It’s always amusing when it’s a little old lady who’s a baseball fan -- Ken gets a real kick out of that. His grandmother, Quinella, was a Chicago Cubs fan until she died of old age at 101.
Rosie Apicella, 82, met Ken at the bocce courts in Little Italy, Baltimore, during my Tuesday night bocce league. Ken had tagged along to watch our team of Molino cousins -- team “CUGINI” (translates to cousins in Italian) -- but he never had the chance to watch because Rosie found him.
And when Rosie found him, she talked baseball. A lot of baseball. Mostly Yankees – Rosie is a colossal Yankees fan. And in a town that has its own baseball team, especially Baltimore fans true to their O’s, that’s sometimes surprising.
She knew it was Derek Jeter’s birthday the other day and that he was 37. She likes Robinson Cano. She knew Nick Swisher was starting to get hot. (As Ken continued to report the current score vs. Milwaukee from his iPhone for Rosie, Swisher had hit a home run.)
“She knew more about the Yankees than I did!” Ken joked.
During Rosie’s storytelling, she relayed one memory of a trip to New York to the old Yankee Stadium with her husband to see Joe DiMaggio play. “The Yankees lost,” she said.
“When Joe played,” Ken said, “there were no Orioles, so she had to root for someone. I don't blame her. He was a great player. Everybody liked him. Joe was the most popular baseball player and as you would expect, he had a huge Italian following.”
Once she cooked dinner for Orioles Jeremy Guthrie when he used to live in Little Italy. She met him as he pedaled past her house on a bike and they got to talking. “I was the only one who recognized him,” she said. “He called me Rosinda.”
Ken enjoyed his chat with Rosie. “She’s a very enthusiastic and tremendous baseball fan,” he said, “A very nice lady.”

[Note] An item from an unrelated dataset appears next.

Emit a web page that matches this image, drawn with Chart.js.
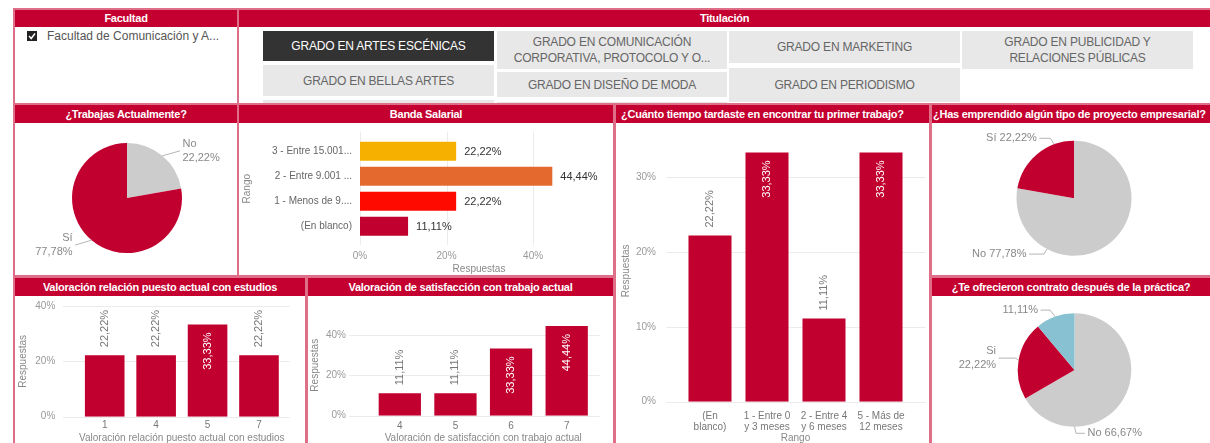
<!DOCTYPE html>
<html><head><meta charset="utf-8">
<script src="https://cdn.jsdelivr.net/npm/chart.js@4.4.1/dist/chart.umd.min.js"></script>
<style>
html,body{margin:0;padding:0;width:1210px;height:443px;overflow:hidden;background:#fff;font-family:'Liberation Sans',Arial,sans-serif;}
.panel{position:absolute;box-sizing:border-box;border:2px solid #df6f88;background:#fff;overflow:hidden;}
.hdr{position:absolute;left:0;right:0;top:0;height:18px;line-height:18px;background:#c3002f;color:#fff;font-size:11px;font-weight:bold;letter-spacing:-0.25px;text-align:center;white-space:nowrap;overflow:hidden;}
.hdr.l{text-align:left;}
.btn{position:absolute;box-sizing:border-box;background:#e8e8e8;color:#666;font-size:12px;display:flex;align-items:center;justify-content:center;text-align:center;line-height:16px;letter-spacing:-0.2px;}
.btn.sel{background:#333;color:#fff;}
canvas{position:absolute;}
</style></head><body>
<div class="panel" style="left:13px;top:8px;width:226px;height:98px;"><div class="hdr" style="height:17px;line-height:17px;">Facultad</div></div>
<div class="panel" style="left:237px;top:8px;width:975px;height:98px;"><div class="hdr" style="height:17px;line-height:17px;">Titulación</div></div>
<svg style="position:absolute;left:27px;top:31px" width="10" height="10"><rect x="0" y="0" width="10" height="10" fill="#222"/><polyline points="2,5 4.2,7.5 8,2.5" fill="none" stroke="#fff" stroke-width="1.5"/></svg>
<div style="position:absolute;left:47px;top:28px;font-size:12px;line-height:16px;color:#555;white-space:nowrap;">Facultad de Comunicación y A...</div>
<div class="btn sel" style="left:263px;top:31px;width:231px;height:30px;">GRADO EN ARTES ESCÉNICAS</div>
<div class="btn" style="left:263px;top:65px;width:231px;height:31px;">GRADO EN BELLAS ARTES</div>
<div class="btn" style="left:263px;top:99.5px;width:231px;height:30px;"></div>
<div class="btn" style="left:497px;top:31px;width:230px;height:38px;">GRADO EN COMUNICACIÓN<br>CORPORATIVA, PROTOCOLO Y O...</div>
<div class="btn" style="left:497px;top:72px;width:230px;height:25px;">GRADO EN DISEÑO DE MODA</div>
<div class="btn" style="left:497px;top:101.5px;width:230px;height:30px;"></div>
<div class="btn" style="left:729px;top:31px;width:231px;height:32px;">GRADO EN MARKETING</div>
<div class="btn" style="left:729px;top:68px;width:231px;height:34px;">GRADO EN PERIODISMO</div>
<div class="btn" style="left:962px;top:31px;width:231px;height:38px;">GRADO EN PUBLICIDAD Y<br>RELACIONES PÚBLICAS</div>

<div class="panel" style="left:13px;top:103px;width:226px;height:174px;"><div class="hdr">¿Trabajas Actualmente?</div></div>
<div class="panel" style="left:237px;top:103px;width:378px;height:174px;"><div class="hdr">Banda Salarial</div></div>
<div class="panel" style="left:614px;top:103px;width:317px;height:345px;"><div class="hdr l" style="padding-left:5px;">¿Cuánto tiempo tardaste en encontrar tu primer trabajo?</div></div>
<div class="panel" style="left:930px;top:103px;width:282px;height:174px;"><div class="hdr l" style="padding-left:1px;">¿Has emprendido algún tipo de proyecto empresarial?</div></div>
<div class="panel" style="left:13px;top:276px;width:294px;height:172px;"><div class="hdr">Valoración relación puesto actual con estudios</div></div>
<div class="panel" style="left:306px;top:276px;width:309px;height:172px;"><div class="hdr">Valoración de satisfacción con trabajo actual</div></div>
<div class="panel" style="left:930px;top:276px;width:282px;height:172px;"><div class="hdr">¿Te ofrecieron contrato después de la práctica?</div></div>

<script>
// ---- DATA ----
const trabajasCategorias = ['No', 'Sí'];
const trabajasValores = [22.22, 77.78];
const bandaCategorias = ['3 - Entre 15.001...', '2 - Entre 9.001 ...', '1 - Menos de 9....', '(En blanco)'];
const bandaValores = [22.22, 44.44, 22.22, 11.11];
const bandaTicks = [0, 20, 40];
const tiempoCategorias = [['(En', 'blanco)'], ['1 - Entre 0', 'y 3 meses'], ['2 - Entre 4', 'y 6 meses'], ['5 - Más de', '12 meses']];
const tiempoValores = [22.22, 33.33, 11.11, 33.33];
const tiempoTicks = [0, 10, 20, 30];
const emprendCategorias = ['No', 'Sí'];
const emprendValores = [77.78, 22.22];
const relacionCategorias = ['1', '4', '5', '7'];
const relacionValores = [22.22, 22.22, 33.33, 22.22];
const relacionTicks = [0, 20, 40];
const satisfCategorias = ['4', '5', '6', '7'];
const satisfValores = [11.11, 11.11, 33.33, 44.44];
const satisfTicks = [0, 20, 40];
const contratoCategorias = ['No', 'Si', ''];
const contratoValores = [66.67, 22.22, 11.11];

// ---- STYLE ----
const CRIMSON = '#c2002f', GRAY = '#cccccc', BLUE = '#88c2d2';
const bandaColores = ['#f5b000', '#e4692e', '#ff0a00', CRIMSON];
const FONT = '"Liberation Sans", Arial, sans-serif';
Chart.defaults.font.family = FONT;
Chart.defaults.font.size = 10;

const fmt = v => v.toFixed(2).replace('.', ',') + '%';

function makeCanvas(l, t, w, h) {
  const c = document.createElement('canvas');
  c.width = w; c.height = h;
  c.style.left = l + 'px'; c.style.top = t + 'px';
  c.style.width = w + 'px'; c.style.height = h + 'px';
  document.body.appendChild(c);
  return c;
}

const extGrid = {
  id: 'extGrid',
  beforeDatasetsDraw(chart, args, o) {
    const {ctx, chartArea: a} = chart;
    const hor = chart.options.indexAxis === 'y';
    const sc = hor ? chart.scales.x : chart.scales.y;
    ctx.save();
    ctx.strokeStyle = '#ebebeb'; ctx.lineWidth = 1;
    sc.ticks.forEach(t => {
      const p = Math.round(sc.getPixelForValue(t.value)) + 0.5;
      ctx.beginPath();
      if (hor) { ctx.moveTo(p, a.top - (o.top || 0)); ctx.lineTo(p, a.bottom + (o.bottom || 0)); }
      else { ctx.moveTo(a.left - (o.left || 0), p); ctx.lineTo(a.right + (o.right || 0), p); }
      ctx.stroke();
    });
    ctx.restore();
  }
};

const barLabels = {
  id: 'barLabels',
  afterDatasetsDraw(chart) {
    const ctx = chart.ctx, a = chart.chartArea;
    const meta = chart.getDatasetMeta(0);
    const vals = chart.data.datasets[0].data;
    ctx.save();
    ctx.font = '11px ' + FONT;
    meta.data.forEach((bar, i) => {
      const txt = fmt(vals[i]);
      const w = ctx.measureText(txt).width;
      if (chart.options.indexAxis === 'y') {
        ctx.fillStyle = '#333'; ctx.textAlign = 'left'; ctx.textBaseline = 'middle';
        ctx.fillText(txt, bar.x + 8, bar.y + 0.5);
      } else {
        const gap = 8;
        const outside = bar.y - gap - w >= a.top;
        ctx.save();
        ctx.translate(bar.x, outside ? bar.y - gap : bar.y + gap);
        ctx.rotate(-Math.PI / 2);
        ctx.textAlign = outside ? 'left' : 'right';
        ctx.textBaseline = 'middle';
        ctx.fillStyle = outside ? '#777' : '#fff';
        ctx.fillText(txt, 0, 0);
        ctx.restore();
      }
    });
    ctx.restore();
  }
};

const pieLabels = {
  id: 'pieLabels',
  afterDatasetsDraw(chart, args, o) {
    const ctx = chart.ctx;
    const meta = chart.getDatasetMeta(0);
    const vals = chart.data.datasets[0].data, cats = chart.data.labels;
    ctx.save();
    ctx.font = '11px ' + FONT;
    ctx.textBaseline = 'middle';
    meta.data.forEach((arc, i) => {
      const s = o.spec[i];
      const ang = s.a != null ? (s.a - 90) * Math.PI / 180 : (arc.startAngle + arc.endAngle) / 2;
      const r = arc.outerRadius;
      const tx = arc.x + r * Math.cos(ang), ty = arc.y + r * Math.sin(ang);
      const ex = tx + s.ex, ey = ty + s.ey, hx = ex + s.h;
      ctx.strokeStyle = '#b5b5b5'; ctx.lineWidth = 1;
      ctx.beginPath(); ctx.moveTo(tx, ty); ctx.lineTo(ex, ey); ctx.lineTo(hx, ey); ctx.stroke();
      const dir = s.h !== 0 ? Math.sign(s.h) : Math.sign(s.ex);
      const pct = fmt(vals[i]);
      const lines = !cats[i] ? [pct] : (s.two ? [cats[i], pct] : [cats[i] + ' ' + pct]);
      ctx.fillStyle = '#888';
      ctx.textAlign = dir > 0 ? 'left' : 'right';
      const lh = 13.5;
      lines.forEach((ln, k) => ctx.fillText(ln, hx + dir * 2.5, ey + (k - (lines.length - 1) / 2) * lh));
    });
    ctx.restore();
  }
};

function vbar(l, t, w, h, cats, vals, ticks, o) {
  const cv = makeCanvas(l, t, w, h);
  return new Chart(cv, {
    type: 'bar',
    data: {labels: cats, datasets: [{data: vals, backgroundColor: CRIMSON, barPercentage: o.bp, categoryPercentage: 1}]},
    options: {
      responsive: false, animation: false, devicePixelRatio: 1,
      layout: {padding: {top: o.pt, right: o.pr, left: 0, bottom: 0}},
      plugins: {legend: {display: false}, tooltip: {enabled: false}, extGrid: {left: o.gl, right: o.gr}},
      scales: {
        x: {
          grid: {display: false, drawTicks: false}, border: {display: false},
          ticks: {color: '#777', font: {size: 10, lineHeight: 1.1}, padding: o.xtp, maxRotation: 0, autoSkip: false},
          title: {display: true, text: o.xtitle, color: '#888', font: {size: 10}, padding: {top: 0, bottom: o.xttb}},
          afterFit: s => { s.height = o.xh; s.paddingLeft = 0; s.paddingRight = 0; }
        },
        y: {
          min: 0, max: o.max,
          grid: {display: false, drawTicks: false}, border: {display: false},
          ticks: {color: '#999', font: {size: 10}, padding: o.ytp, callback: v => v + '%'},
          afterBuildTicks: s => { s.ticks = ticks.map(v => ({value: v})); },
          title: {display: true, text: 'Respuestas', color: '#888', font: {size: 10}, padding: {top: o.yttp, bottom: 0}},
          afterFit: s => { s.width = o.yw; s.paddingTop = 0; s.paddingBottom = 0; }
        }
      }
    },
    plugins: [extGrid, barLabels]
  });
}

function pie(l, t, w, h, cats, vals, colors, pad, spec) {
  const cv = makeCanvas(l, t, w, h);
  return new Chart(cv, {
    type: 'pie',
    data: {labels: cats, datasets: [{data: vals, backgroundColor: colors, borderWidth: 0}]},
    options: {
      responsive: false, animation: false, devicePixelRatio: 1,
      layout: {padding: pad},
      plugins: {legend: {display: false}, tooltip: {enabled: false}, pieLabels: {spec: spec}}
    },
    plugins: [pieLabels]
  });
}

// ¿Trabajas Actualmente?
pie(15, 124, 221, 151, trabajasCategorias, trabajasValores, [GRAY, CRIMSON],
  {left: 57, right: 54, top: 19, bottom: 22},
  [{ex: 17.6, ey: -5, h: 0, two: true}, {ex: -16.6, ey: 5, h: 0, two: true}]);

// ¿Has emprendido...?
pie(932, 124, 278, 151, emprendCategorias, emprendValores, [GRAY, CRIMSON],
  {left: 84.5, right: 78.5, top: 16.8, bottom: 19.2},
  [{a: 208, ex: -3, ey: 5, h: -15}, {a: 340, ex: -4, ey: -6, h: -11}]);

// ¿Te ofrecieron contrato...?
pie(932, 297, 278, 150, contratoCategorias, contratoValores, [GRAY, CRIMSON, BLUE],
  {left: 85.7, right: 78.7, top: 16.2, bottom: 20.2},
  [{a: 180, ex: 1.5, ey: 6.5, h: 9}, {ex: -3, ey: -2, h: -17, two: true}, {ex: -5, ey: -6.5, h: -9.5}]);

// Banda Salarial
(function () {
  const cv = makeCanvas(240, 124, 372, 151);
  new Chart(cv, {
    type: 'bar',
    data: {labels: bandaCategorias, datasets: [{data: bandaValores, backgroundColor: bandaColores, barPercentage: 0.76, categoryPercentage: 1}]},
    options: {
      indexAxis: 'y', responsive: false, animation: false, devicePixelRatio: 1,
      layout: {padding: {top: 14.7, right: 14, left: 0, bottom: 0}},
      plugins: {legend: {display: false}, tooltip: {enabled: false}, extGrid: {top: 7, bottom: 6}},
      scales: {
        x: {
          min: 0, max: 55,
          grid: {display: false, drawTicks: false}, border: {display: false},
          ticks: {color: '#999', font: {size: 10}, padding: 11.3, callback: v => v + '%'},
          afterBuildTicks: s => { s.ticks = bandaTicks.map(v => ({value: v})); },
          title: {display: true, text: 'Respuestas', color: '#888', font: {size: 10}, padding: {top: 0, bottom: 0}},
          afterFit: s => { s.height = 36.3; s.paddingLeft = 0; s.paddingRight = 0; }
        },
        y: {
          grid: {display: false, drawTicks: false}, border: {display: false},
          ticks: {color: '#666', font: {size: 10}, padding: 8, autoSkip: false},
          title: {display: true, text: 'Rango', color: '#888', font: {size: 10}, padding: {top: 1, bottom: 0}},
          afterFit: s => { s.width = 120; s.paddingTop = 0; s.paddingBottom = 0; }
        }
      }
    },
    plugins: [extGrid, barLabels]
  });
})();

// ¿Cuánto tiempo tardaste...?
vbar(616, 124, 313, 324, tiempoCategorias, tiempoValores, tiempoTicks,
  {yw: 65.5, pt: 15.9, pr: 19.5, xh: 46.3, max: 35, ytp: 25.5, yttp: 4, xtp: 9.5, xttb: 3.7, gl: 15.5, gr: 16.5, bp: 0.755, xtitle: 'Rango'});

// Valoración relación puesto actual con estudios
vbar(15, 297, 290, 150, relacionCategorias, relacionValores, relacionTicks,
  {yw: 64, pt: 9, pr: 20.3, xh: 30.3, max: 40, ytp: 23.7, yttp: 2.7, xtp: 3.5, xttb: 3, gl: 16, gr: 5, bp: 0.77, xtitle: 'Valoración relación puesto actual con estudios'});

// Valoración de satisfacción con trabajo actual
vbar(308, 297, 305, 150, satisfCategorias, satisfValores, satisfTicks,
  {yw: 64, pt: 17.8, pr: 18.5, xh: 31.3, max: 50, ytp: 26, yttp: 1, xtp: 4.8, xttb: 3, gl: 23, gr: 5, bp: 0.76, xtitle: 'Valoración de satisfacción con trabajo actual'});
</script>
</body></html>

She’s also one of the better bocce players in Little Italy. She knows all about that sport, too – one she has been playing for most of her life. In the old days the Italian men wouldn’t let girls play, but later Rosie helped to form the first all-female bocce team in Little Italy.
The dark clouds rolled in faster than we could roll bocce balls that night and it began to rain. Rosie flashed a crooked smile Ken’s way as she dashed off to her row house a few blocks over.
“I'm gonna go finish watching the Yankee game,” she said.